The Invisible Boy by Trudy Ludwig and Illustrated by Patrice Barton is a book that really got to me. Even though I was tall for my age (5’8” by sixth grade) I felt invisible. I had a hard time fitting in at school because I was not one of the super smart kids or athletic and was super shy. But like Brian in the story, I had a wild imagination and I could express my feelings through my drawings. Patrice’s illustrations of black and white invisible Brian are stark and stunning then turn colorful and lively when he finds friends.  

I really love all the Mother Bruce stories by Ryan T. Higgins. Bruce the Bear would rather be left alone and eat eggs until one day his goose eggs hatch and the goslings think he is their mother. I know a few friends and family members like Bruce who didn’t appreciate children until they met a child or children who changed their minds about being parents. Ryan’s illustrations are rich and expressive and also have a cartoony style that is very relatable to kids and their adult readers.



Getting creative & crafty together!

Q: From your perspective as both a librarian and as an author-illustrator, what advice would you give fellow kid lit creators about: A) doing book events with libraries, B) how to engage with their community, and C) how to create a must-buy book for the library market.

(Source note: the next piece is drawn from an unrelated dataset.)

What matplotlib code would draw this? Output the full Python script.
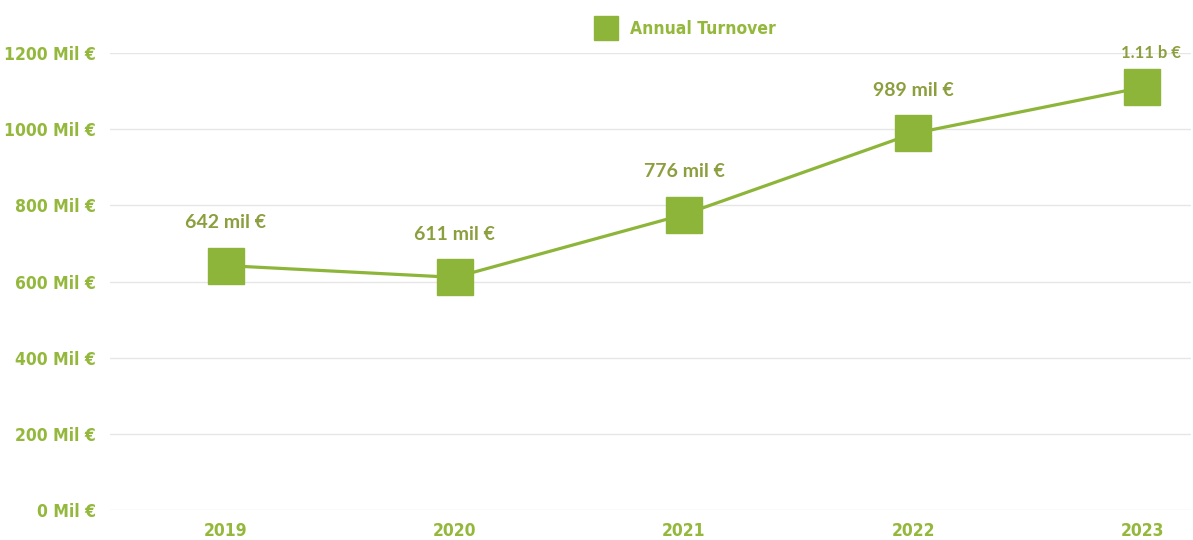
import matplotlib
matplotlib.use("Agg")
import matplotlib.pyplot as plt

# ── Data ───────────────────────────────────────────────────────────────────────
years = ["2019", "2020", "2021", "2022", "2023"]
turnover = [642, 611, 776, 989, 1110]          # Mil €
point_labels = ["642 mil €", "611 mil €", "776 mil €", "989 mil €", "1.11 b €"]
y_ticks = [0, 200, 400, 600, 800, 1000, 1200]
y_tick_labels = [f"{v} Mil €" for v in y_ticks]

GREEN = "#8db53a"
TICK_GREEN = "#93b83b"
LABEL_GREEN = "#8c9f3e"
COND = dict(family="DejaVu Sans", stretch="condensed", weight="bold")

fig = plt.figure(figsize=(11.93, 5.40), dpi=100)
ax = fig.add_axes([0.092, 0.0556, 0.906, 0.846])

x = list(range(len(years)))
ax.plot(x, turnover, "-", color=GREEN, lw=2.3, zorder=3, clip_on=False)
ax.plot(x, turnover, "s", color=GREEN, ms=26, zorder=4, clip_on=False,
        label="Annual Turnover")

for i, (v, lab) in enumerate(zip(turnover, point_labels)):
    last = i == len(years) - 1
    ax.annotate(lab, (i, v), xytext=(6 if last else 0, 25 if last else 31),
                textcoords="offset points", ha="center", va="center",
                fontsize=12 if last else 14, fontweight="bold",
                family="Lato", color=LABEL_GREEN)

ax.set_xlim(-0.505, 4.21)
ax.set_ylim(0, 1200)
ax.set_yticks(y_ticks)
ax.set_yticklabels(y_tick_labels)
ax.set_xticks(x)
ax.set_xticklabels(years)

for lbl in ax.get_yticklabels() + ax.get_xticklabels():
    lbl.set_family(COND["family"])
    lbl.set_stretch(COND["stretch"])
    lbl.set_fontweight("bold")
    lbl.set_fontsize(12.5)
    lbl.set_color(TICK_GREEN)

ax.tick_params(axis="both", length=0)
ax.tick_params(axis="y", pad=10)
ax.tick_params(axis="x", pad=9)
ax.grid(axis="y", color="#e6e6e6", lw=1)
ax.set_axisbelow(True)
for s in ax.spines.values():
    s.set_visible(False)

leg = fig.legend(loc="center", bbox_to_anchor=(0.572, 0.946), frameon=False,
                 handletextpad=0.4, markerscale=0.66,
                 prop={"family": COND["family"], "stretch": "condensed",
                       "weight": "bold", "size": 12.5})
for t in leg.get_texts():
    t.set_color(TICK_GREEN)

fig.savefig("out.png", dpi=100)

A: Librarians are very knowledgeable about their collections and want to be asked, “Can you help me find a book about…” Librarians would love for you to come and read to a group of children—it’s a great way to practice for school visits. It’s important to reach out to librarians and libraries to let them know about your book. If you are enthusiastic about your book, that enthusiasm can be contagious motivating librarians to recommend your book to other libraries and patrons. Many libraries have book fairs, and you know how much work it took to make your book, so go promote it so that you can share it with the world. I’m happily busy attending many book fairs this fall.

Q: What adventures are next for Bella & Blue?

A: The plan with Bella & Blue is to make it into a series so there are more adventures to come for these adorable characters.

Q: Describe your most perfect Sunday.

A: Going on a hike with my family during the fall or winter months. I love the cool crisp air during these seasons. Coming home to a home-cooked meal and warming my toes by the fire while I’m wrapped in a down comforter and reading a good book. Oh, and something chocolate for dessert.


Thank you, Berrie, for chatting it up with us here at Bird Meets Worm! Congratulations on Bella & Blue!